There’s another interesting paper on the concept of peer production called Coases’ Penguin written by Yochai Benkler in 2002 that talks about the incentives that drive users of online media to contribute content to a web site such as Slashdot or Wikipedia. One of the interesting conclusions is that financial reward can sometimes have a negative effect on participation and collaboration:
“An act of love drastically changes meaning when one person offers the other money at its end, and a dinner party guest who will take out a checkbook at the end of dinner instead of bringing flowers or a bottle of wine at the beginning will likely never be invited again.”
John Battelle similarly points out that Google’s latest attempt to monetize peer production in online media may actually have the effect of degrading the overall quality of their ad network. As they provide ways for user-generated content (UGC) sites to kick earnings from AdSense back to content creators on those sites, they are inviting spam and click fraud at pennies in earnings per user at the expense of quality contributions.
“I’ve never seen UGC sites as the least bit driven by money. They are driven by pride, the desire to be first, reputation, whuffie. But dollars? That often screws it all up.”
Of course, pride won’t replace the need for salaries, but it can certainly make up for the margin pressure these particpatory production systems are putting on themselves. When the production process reduces waste, that savings will get passed on to the buyer before the profits get passed back to the creators. That’s how this Chinese network has stolen marketshare from the big motorcycle manufacturers like Honda and Yamaha.

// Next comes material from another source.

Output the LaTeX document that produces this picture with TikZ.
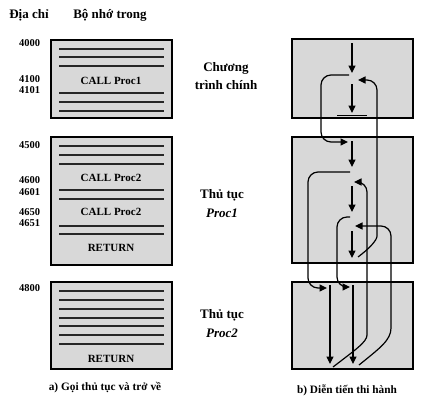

“The average export price of Chinese models has dropped from $700 in the late 1990’s to under $200 in 2002. The impact on rivals has been brutal: Honda’s share of Vietnam’s motorcycle market, for instance, dropped from nearly 90 percent in 1997 to 30 percent in 2002.”
Of course, everyone in the Internet business would rather be in a position of growth than one of decline regardless of the profit margins. The way to put your company on the growth track and to stay competitive through innovation is likely based on these types of leadership principles rather than micromanaging your staff through every step of an unpredictable journey.